Carpenter’s 45-year legacy of fimmaking continues to influence contemporary Hollywood, as his style and techniques have inspired future generations of filmmakers.  Den of Geek has written about Carpenter’s lasting impact on modern filmmakers, as has Entertainment Weekly, which called Carpenter the most influential director of 2014.  1978’s HALLOWEEN, 1981’s ESCAPE FROM NEW YORK, and 1982’s THE THING are still viewed as genre masterpieces. 

Carpenter’s mark on Hollywood is undeniable, as many of his films remain viable commodities in Hollywood.  1974’s ASSAULT ON PRECINCT 13 and 1980’s THE FOG were both remade in 2005.  Dwayne Johnson is reportedly circling a continuation of 1986’s BIG TROUBLE IN LITTLE CHINA.  And of course 1978’s HALLOWEEN is the grandaddy of all slasher franchises, having spawned 10 subsequent films including the 2018 sequel HALLOWEEN which is on track to be one of the most successful movies of the year.

 

Controversy over Asian representation in BTILC

During filming and when it was released in summer of 1986, BIG TROUBLE IN LITTLE CHINA was met by backlash from Asian advocacy groups who felt that the story of a white man coming along to save the day in Chinatown from ancient and evil Chinese forces was far-fetched if not downright offensive, as this article from LA Times reported at the time.  But many Asian actors, crew members, and the film’s marketing coordinator take issue with characterizing BTiLC as racially insensitive.  It seems that the perspective from those working on the project was one of an environment more inclusive and respectful than most film sets.

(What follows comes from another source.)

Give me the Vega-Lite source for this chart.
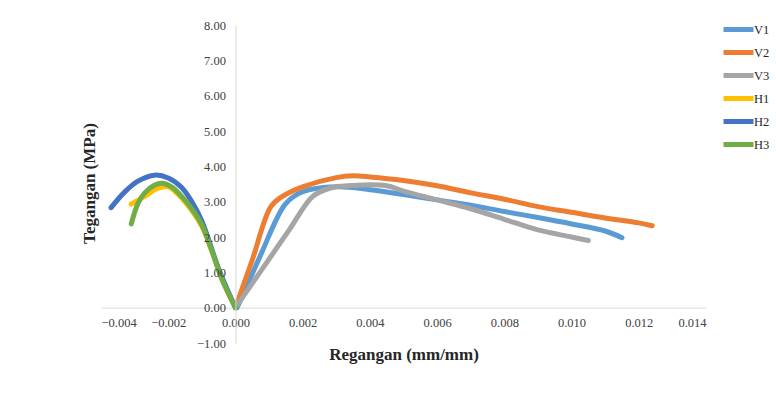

Protesters distributed flyers summarizing the characters of Jack Burton and Wang Chi as “a macho, smart-aleck white truck driver and his Chinese ‘yes’ man,” and while the assessment of Jack might be accurate, the reduction of Wang Chi to a “Chinese ‘yes’ man” seems misinformed.  If one ignores the fact that Kurt Russell was a bigger star than Dennis Dun and focuses strictly on the story, it would be easier to argue that Wang is the movie’s hero and Jack his bumbling sidekick than the other way around.

Daniel Kwan, the film’s marketing coordinator says most of the complaints were coming from people who hadn’t read the script and did not offer any specifics of what they wanted to see changed.  Peter Kwong, who played Rain in BTiLC feels that attacks on the film are unfair.  In an interview with Uproxx, Kwong celebrated John Carpenter for being inclusive from the beginning and working tirelessly with the Asian cast and crew to try to make the film more authentic and less offensive.

Dennis Dun, who starred as Wang Chi in the film, had just come off his film debut in YEAR OF THE DRAGON, a film featuring Chinese street gangs that many thought portrayed Asians in a very negative light.  Dun told Uproxx that Carpenter approached him early in the production to share a letter from protestors and make Dun aware that there was a lot of scrutiny on the project.  Like his castmate Kwong, Dun praised Carpenter for calling meetings and soliciting input from the Asians on set and promoting many of the Asian crew members to higher profile roles in the production.  Both Dun and Kwong stated that Carpenter brought a feeling of family to the set that was uncommon to other projects they had worked on.